Given boolean function $f:\Bit^n\rightarrow\Bit$, define the following 3-query test:

• Sample $\bx,\by\in\Bit^n$ uniformaly and independently.
• If $f(\bx)\cdot f(\by)=f(\bx\circ\by)$, then accept. Otherwise, reject. Note that the multiplication here correspond to the addition in $\mathbb{F}_2$ and $\circ$ is the coordinate-wise multiplication.

The BLR linearity test above has the following properties:

• (completeness) If $f$ is linear, then the test always accept.
• (soundness) If the test accepts $f$ with probability greater than $1-\epsilon$, then $f$ is $\epsilon$-close to linear.

Before we formally prove the theorem, let’s recall some useful facts about linear function and choosing $\Bit$ as our domain.

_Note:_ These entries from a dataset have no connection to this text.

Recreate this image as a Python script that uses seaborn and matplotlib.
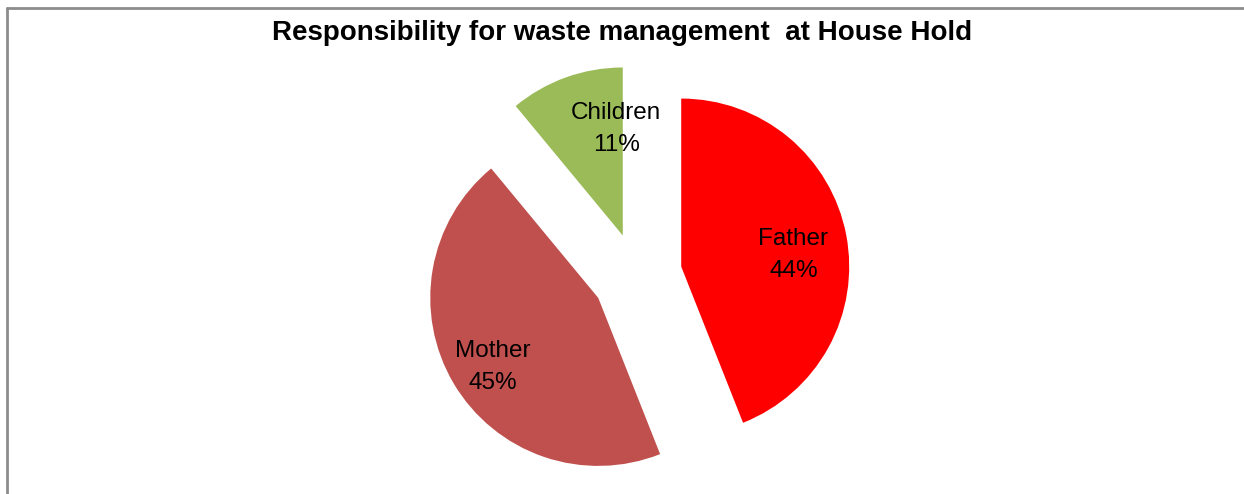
import matplotlib
matplotlib.use("Agg")
import matplotlib.pyplot as plt
import seaborn as sns
from matplotlib.lines import Line2D

labels = ['Father', 'Mother', 'Children']
shares = [44, 45, 11]
colors = ['#FF0000', '#C0504D', '#9BBB59']

sns.set_theme(style='white')
plt.rcParams['font.family'] = ['Liberation Sans', 'DejaVu Sans']

W, H = 1244, 494
fig = plt.figure(figsize=(W / 100, H / 100), dpi=100)
ax = fig.add_axes([0, 0, 1, 1])

# pie laid out in pixel units
radius = 168
names = iter(labels)
wedges, texts, autotexts = ax.pie(
    shares, colors=colors, startangle=90, counterclock=False,
    center=(637, H - 275), radius=radius, explode=[45, 45, 42],
    autopct=lambda p: f'{next(names)}\n{p:.0f}%', pctdistance=0.68,
    textprops={'fontsize': 17.5, 'color': 'black', 'linespacing': 1.6},
    wedgeprops={'linewidth': 0})

# Excel-like label nudges (pixels)
nudges = [(0, -10), (-7, -11), (32, -1)]
for t, (dx, dy) in zip(autotexts, nudges):
    x, y = t.get_position()
    t.set_position((x + dx, y + dy))

ax.set_xlim(0, W)
ax.set_ylim(0, H)
ax.set_aspect('equal')
ax.axis('off')

fig.text(0.5, 1 - 33 / H, 'Responsibility for waste management  at House Hold',
         ha='center', va='center', fontsize=20, fontweight='bold', color='black')

# chart frame (only top and left edges are visible)
fig.add_artist(Line2D([7 / W, 7 / W], [0, 1 - 8 / H], transform=fig.transFigure,
                      color='#8c8c8c', lw=2))
fig.add_artist(Line2D([7 / W, 1], [1 - 8 / H, 1 - 8 / H], transform=fig.transFigure,
                      color='#8c8c8c', lw=2))

fig.savefig('out.png', dpi=100)
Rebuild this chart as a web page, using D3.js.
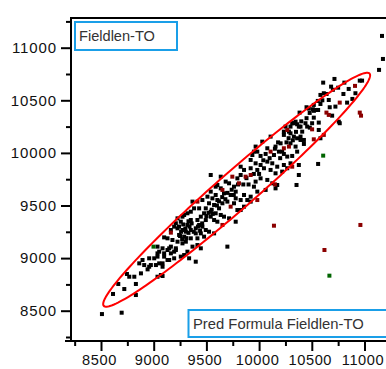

• $f$ is a linear function iff $\exists S\subseteq[n]$ such that $f=\chi_S$.
• $f$ is $\epsilon$-close to linear iff $\max_{S\subseteq[n]}\widehat{f}(S)\geq1-2\epsilon$
• $f(\bx)+f(\by)=f(\bx+\by)$ iff $f(\bx)f(\by)f(\bx+\by)=1$
• (completeness)

This is the easy direction. As the test is basically the definition of linearity, a linear function $f$ will always pass the test.

• (soundness)

Suppose the test accepts $f$ with probability greater than $1-\epsilon$. Observe that

\begin{align} \mathbb{P}[f\text{ being accepted}] &= \frac{1}{2}+\frac{1}{2}\mathbb{E}[f(\bx)f(\by)f(\bx\circ\by)]\\
(\because\text{def. of convolution + independence of }\bx,\by) &= \frac{1}{2}+\frac{1}{2}\mathbb{E}[f(\bx)f\star f(\bx)]\\
(\because\text{Parseval’s equality})&= \frac{1}{2}+\frac{1}{2}\sum_{S\subseteq[n]}\widehat{f}(S)\widehat{f\star f}(S)\\
(\because\text{property of convolution})&= \frac{1}{2}+\frac{1}{2}\sum_{S\subseteq[n]}\widehat{f}(S)^3\\
(\because\text{Parseval’s equality and the range is }\Bit)&\leq\frac{1}{2}+\frac{1}{2}\max_{S\subseteq[n]}\widehat{f}(S). \end{align}

As the acceptance probability is at least $1-\epsilon$, we have $1-2\epsilon\leq\max_{S\subseteq[n]}\widehat{f}(S)$, i.e., $f$ is $\epsilon$-close to linear.